13 tn Heb “my liver,” viewed as the seat of the emotions.

14 tn Heb “on account of the breaking.”

15 tn Heb “the daughter of my people.” Rather than a genitive of relationship (“daughter of X”), the phrase בַּת־עַמִּי (bat-ammi) is probably a genitive of apposition. The idiom “Daughter X” occurs often in Lamentations: “Daughter Jerusalem” (2x), “Daughter Zion” (7x), “Virgin Daughter Zion” (1x), “Daughter of My People” (5x), “Daughter Judah” (2x), and “Virgin Daughter Judah” (1x). In each case, it is a poetic description of Jerusalem or Judah as a whole. The idiom בַּת־עַמִּי (bat-ammi, lit., “daughter of my people” is rendered variously by the English versions: “the daughter of my people” (KJV, RSV, NASB), “my people” (NIV, TEV, CEV), and “my poor people” (NJPS). The metaphor here pictures the people as vulnerable and weak.

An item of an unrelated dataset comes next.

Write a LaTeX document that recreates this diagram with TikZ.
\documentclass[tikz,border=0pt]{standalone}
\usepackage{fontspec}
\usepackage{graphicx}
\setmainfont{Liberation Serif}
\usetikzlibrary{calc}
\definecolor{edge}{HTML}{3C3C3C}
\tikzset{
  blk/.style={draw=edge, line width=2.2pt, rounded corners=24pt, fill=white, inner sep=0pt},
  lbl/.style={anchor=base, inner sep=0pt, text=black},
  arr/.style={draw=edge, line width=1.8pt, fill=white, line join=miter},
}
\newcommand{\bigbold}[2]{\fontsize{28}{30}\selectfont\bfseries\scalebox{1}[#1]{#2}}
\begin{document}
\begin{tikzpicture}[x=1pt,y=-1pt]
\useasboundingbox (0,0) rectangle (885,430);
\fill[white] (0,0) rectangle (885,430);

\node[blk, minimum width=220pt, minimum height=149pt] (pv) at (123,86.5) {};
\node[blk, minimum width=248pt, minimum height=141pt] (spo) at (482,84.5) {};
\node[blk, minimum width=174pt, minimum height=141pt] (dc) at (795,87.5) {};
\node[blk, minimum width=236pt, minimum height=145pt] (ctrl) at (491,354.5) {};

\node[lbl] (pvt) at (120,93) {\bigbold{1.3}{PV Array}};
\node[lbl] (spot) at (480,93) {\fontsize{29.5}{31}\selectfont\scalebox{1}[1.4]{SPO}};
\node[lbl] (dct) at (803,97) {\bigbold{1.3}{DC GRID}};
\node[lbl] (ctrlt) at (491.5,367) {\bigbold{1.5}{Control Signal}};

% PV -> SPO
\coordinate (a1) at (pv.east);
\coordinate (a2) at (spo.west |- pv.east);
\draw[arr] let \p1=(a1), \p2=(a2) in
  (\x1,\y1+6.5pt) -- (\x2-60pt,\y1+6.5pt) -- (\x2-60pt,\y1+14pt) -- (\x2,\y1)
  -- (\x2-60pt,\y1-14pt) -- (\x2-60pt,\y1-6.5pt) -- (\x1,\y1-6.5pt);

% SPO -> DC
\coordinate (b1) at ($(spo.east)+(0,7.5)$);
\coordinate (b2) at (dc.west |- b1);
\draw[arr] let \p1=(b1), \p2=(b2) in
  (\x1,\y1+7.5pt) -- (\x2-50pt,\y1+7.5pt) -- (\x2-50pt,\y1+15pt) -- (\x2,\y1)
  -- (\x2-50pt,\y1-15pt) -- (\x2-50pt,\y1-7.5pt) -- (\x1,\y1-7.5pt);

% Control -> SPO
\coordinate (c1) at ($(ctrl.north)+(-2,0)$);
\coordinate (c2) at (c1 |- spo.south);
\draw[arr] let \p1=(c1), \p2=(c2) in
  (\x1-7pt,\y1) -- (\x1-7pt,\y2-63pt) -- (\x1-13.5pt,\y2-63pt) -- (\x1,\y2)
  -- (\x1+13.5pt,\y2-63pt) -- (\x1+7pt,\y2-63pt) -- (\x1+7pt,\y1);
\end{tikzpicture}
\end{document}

16 tn The verb בָּצַע (batsa’) has a broad range of meanings: (1) “to cut off, break off,” (2) “to injure” a person, (3) “to gain by violence,” (4) “to finish, complete” and (5) “to accomplish, fulfill” a promise.

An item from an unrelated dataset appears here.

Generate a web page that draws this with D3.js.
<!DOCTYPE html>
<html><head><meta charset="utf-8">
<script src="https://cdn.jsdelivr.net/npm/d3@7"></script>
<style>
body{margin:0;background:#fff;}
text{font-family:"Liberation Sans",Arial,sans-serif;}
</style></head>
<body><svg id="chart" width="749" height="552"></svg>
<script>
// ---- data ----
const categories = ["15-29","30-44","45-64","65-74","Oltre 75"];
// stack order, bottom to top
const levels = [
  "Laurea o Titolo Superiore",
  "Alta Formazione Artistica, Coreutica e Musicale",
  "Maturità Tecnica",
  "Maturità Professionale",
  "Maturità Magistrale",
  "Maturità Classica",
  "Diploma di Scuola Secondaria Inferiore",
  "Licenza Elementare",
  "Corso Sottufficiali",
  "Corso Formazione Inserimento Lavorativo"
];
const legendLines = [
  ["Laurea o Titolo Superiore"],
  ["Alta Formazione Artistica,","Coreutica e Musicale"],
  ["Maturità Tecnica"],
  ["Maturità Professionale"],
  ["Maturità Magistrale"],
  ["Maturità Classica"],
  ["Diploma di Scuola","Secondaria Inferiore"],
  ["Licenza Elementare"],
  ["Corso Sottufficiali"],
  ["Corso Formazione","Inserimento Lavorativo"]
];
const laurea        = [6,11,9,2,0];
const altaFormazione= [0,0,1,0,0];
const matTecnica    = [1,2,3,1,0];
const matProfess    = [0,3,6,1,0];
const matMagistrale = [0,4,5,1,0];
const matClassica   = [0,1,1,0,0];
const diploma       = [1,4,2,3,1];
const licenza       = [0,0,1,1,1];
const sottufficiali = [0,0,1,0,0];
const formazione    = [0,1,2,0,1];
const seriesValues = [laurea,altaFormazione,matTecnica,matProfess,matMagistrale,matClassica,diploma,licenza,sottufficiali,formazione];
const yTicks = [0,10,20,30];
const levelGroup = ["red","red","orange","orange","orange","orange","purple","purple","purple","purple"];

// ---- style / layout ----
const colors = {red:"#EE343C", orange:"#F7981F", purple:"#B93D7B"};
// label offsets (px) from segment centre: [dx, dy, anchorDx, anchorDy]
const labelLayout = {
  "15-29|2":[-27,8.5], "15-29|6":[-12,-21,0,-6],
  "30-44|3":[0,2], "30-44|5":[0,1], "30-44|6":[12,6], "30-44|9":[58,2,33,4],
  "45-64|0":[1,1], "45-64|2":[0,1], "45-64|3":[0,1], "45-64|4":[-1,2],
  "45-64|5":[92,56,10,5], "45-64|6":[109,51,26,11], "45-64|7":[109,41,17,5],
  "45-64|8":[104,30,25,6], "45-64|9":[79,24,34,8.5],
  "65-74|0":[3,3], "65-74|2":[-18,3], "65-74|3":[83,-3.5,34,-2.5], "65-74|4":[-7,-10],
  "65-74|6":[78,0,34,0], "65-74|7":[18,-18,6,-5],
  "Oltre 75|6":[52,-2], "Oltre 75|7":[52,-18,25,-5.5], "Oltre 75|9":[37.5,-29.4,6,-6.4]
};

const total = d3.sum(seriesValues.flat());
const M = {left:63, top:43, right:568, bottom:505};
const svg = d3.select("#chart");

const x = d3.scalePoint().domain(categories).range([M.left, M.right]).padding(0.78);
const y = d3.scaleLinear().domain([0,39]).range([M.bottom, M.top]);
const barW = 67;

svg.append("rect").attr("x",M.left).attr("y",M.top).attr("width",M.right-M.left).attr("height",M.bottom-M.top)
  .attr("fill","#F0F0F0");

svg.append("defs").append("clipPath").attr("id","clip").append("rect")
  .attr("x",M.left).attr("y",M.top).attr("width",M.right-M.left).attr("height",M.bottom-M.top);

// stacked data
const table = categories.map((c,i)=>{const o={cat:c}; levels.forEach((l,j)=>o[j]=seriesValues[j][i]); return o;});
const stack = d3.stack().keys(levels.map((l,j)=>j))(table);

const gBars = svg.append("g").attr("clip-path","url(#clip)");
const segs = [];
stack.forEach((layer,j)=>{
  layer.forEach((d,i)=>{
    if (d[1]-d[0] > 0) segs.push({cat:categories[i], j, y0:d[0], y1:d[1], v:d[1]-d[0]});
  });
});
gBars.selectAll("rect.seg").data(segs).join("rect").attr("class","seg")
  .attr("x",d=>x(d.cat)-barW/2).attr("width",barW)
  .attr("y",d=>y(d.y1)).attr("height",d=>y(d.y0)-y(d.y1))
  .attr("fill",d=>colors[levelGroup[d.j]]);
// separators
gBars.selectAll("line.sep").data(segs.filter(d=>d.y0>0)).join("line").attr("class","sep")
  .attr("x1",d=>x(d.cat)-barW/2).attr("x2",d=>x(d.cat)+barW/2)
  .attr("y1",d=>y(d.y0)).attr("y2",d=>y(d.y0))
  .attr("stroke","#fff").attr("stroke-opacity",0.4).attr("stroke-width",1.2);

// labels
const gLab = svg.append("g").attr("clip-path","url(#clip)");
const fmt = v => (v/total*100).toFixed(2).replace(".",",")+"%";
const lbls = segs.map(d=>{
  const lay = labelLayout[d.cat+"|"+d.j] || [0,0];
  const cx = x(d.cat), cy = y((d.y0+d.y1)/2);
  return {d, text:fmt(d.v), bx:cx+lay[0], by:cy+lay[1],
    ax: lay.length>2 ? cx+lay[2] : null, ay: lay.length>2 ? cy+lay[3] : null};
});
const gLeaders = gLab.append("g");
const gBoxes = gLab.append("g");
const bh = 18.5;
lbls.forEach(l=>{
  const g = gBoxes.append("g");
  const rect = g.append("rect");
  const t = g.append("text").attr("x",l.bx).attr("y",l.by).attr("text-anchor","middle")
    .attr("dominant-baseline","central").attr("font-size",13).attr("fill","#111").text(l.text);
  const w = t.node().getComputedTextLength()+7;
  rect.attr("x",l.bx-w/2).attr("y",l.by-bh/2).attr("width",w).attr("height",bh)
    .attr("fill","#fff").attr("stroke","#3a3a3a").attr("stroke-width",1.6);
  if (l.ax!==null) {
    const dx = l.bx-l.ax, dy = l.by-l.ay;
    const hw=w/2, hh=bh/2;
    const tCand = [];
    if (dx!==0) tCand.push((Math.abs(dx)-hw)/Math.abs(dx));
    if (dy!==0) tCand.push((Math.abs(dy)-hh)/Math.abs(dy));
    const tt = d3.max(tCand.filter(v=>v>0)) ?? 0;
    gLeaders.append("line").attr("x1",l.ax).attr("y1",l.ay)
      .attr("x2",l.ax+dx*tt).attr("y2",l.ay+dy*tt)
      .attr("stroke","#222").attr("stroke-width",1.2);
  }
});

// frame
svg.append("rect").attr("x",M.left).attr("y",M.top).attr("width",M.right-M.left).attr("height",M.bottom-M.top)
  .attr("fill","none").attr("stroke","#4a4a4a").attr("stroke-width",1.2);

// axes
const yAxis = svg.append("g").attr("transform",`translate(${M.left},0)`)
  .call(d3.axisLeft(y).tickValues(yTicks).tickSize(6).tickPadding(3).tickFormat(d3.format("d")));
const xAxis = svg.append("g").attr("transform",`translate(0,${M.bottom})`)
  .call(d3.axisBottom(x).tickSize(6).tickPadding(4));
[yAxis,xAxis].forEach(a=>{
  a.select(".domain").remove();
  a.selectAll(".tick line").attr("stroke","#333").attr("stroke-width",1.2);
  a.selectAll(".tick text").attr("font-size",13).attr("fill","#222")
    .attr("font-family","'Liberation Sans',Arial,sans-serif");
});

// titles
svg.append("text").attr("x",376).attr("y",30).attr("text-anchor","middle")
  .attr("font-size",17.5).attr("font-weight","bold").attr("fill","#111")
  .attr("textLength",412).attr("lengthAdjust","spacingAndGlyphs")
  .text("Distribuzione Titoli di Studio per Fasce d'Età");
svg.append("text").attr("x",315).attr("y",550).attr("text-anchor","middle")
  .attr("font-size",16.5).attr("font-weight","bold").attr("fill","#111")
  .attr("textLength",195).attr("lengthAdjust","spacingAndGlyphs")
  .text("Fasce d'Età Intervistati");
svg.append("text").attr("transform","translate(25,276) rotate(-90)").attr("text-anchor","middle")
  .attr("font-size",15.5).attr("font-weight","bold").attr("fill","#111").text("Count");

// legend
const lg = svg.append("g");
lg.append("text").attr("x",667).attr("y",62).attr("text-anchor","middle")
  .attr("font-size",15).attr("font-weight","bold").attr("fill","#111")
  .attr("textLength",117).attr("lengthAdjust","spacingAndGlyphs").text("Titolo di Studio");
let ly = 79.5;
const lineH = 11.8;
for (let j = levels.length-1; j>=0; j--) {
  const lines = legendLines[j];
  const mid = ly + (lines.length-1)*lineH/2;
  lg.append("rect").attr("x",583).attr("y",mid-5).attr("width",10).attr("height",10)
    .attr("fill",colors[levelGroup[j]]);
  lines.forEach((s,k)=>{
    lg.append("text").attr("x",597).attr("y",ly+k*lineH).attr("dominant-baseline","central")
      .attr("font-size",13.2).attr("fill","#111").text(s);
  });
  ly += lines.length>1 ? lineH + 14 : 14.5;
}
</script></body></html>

17 tn Heb “His word.” When used in collocation with the verb בָּצַע (batsa’, “to fulfill,” see previous tn), the accusative noun אִמְרָה (’imrah) means “promise.”

18 tn Heb “commanded” or “decreed.” If a reference to prophetic oracles is understood, then “decreed” is preferable. If understood as a reference to the warnings in the covenant, then “threatened” is a preferable rendering.

19 tn Heb “from days of old.”

20 tn Heb “He has overthrown and has not shown mercy.” The two verbs חָרַס וְלֹא חָמָל (kharas vÿlokhamal) form a verbal hendiadys in which the first retains its verbal sense and the second functions adverbially: “He has overthrown you without mercy.” וְלֹא חָמָל (vÿlokhamal) alludes to 2:2.

21 tn Heb “He has exalted the horn of your adversaries.” The term “horn” (קֶרֶן, qeren) normally refers to the horn of a bull, one of the most powerful animals in ancient Israel. This term is often used figuratively as a symbol of strength, usually in reference to the military might of an army (Deut 33:17; 1 Sam 2:1, 10; 2 Sam 22:3; Pss 18:3; 75:11; 89:18, 25; 92:11; 112:9; 1 Chr 25:5; Jer 48:25; Lam 2:3; Ezek 29:21), just as warriors are sometimes figuratively described as “bulls.” To lift up the horn often means to boast and to lift up someone else’s horn is to give victory or cause to boast.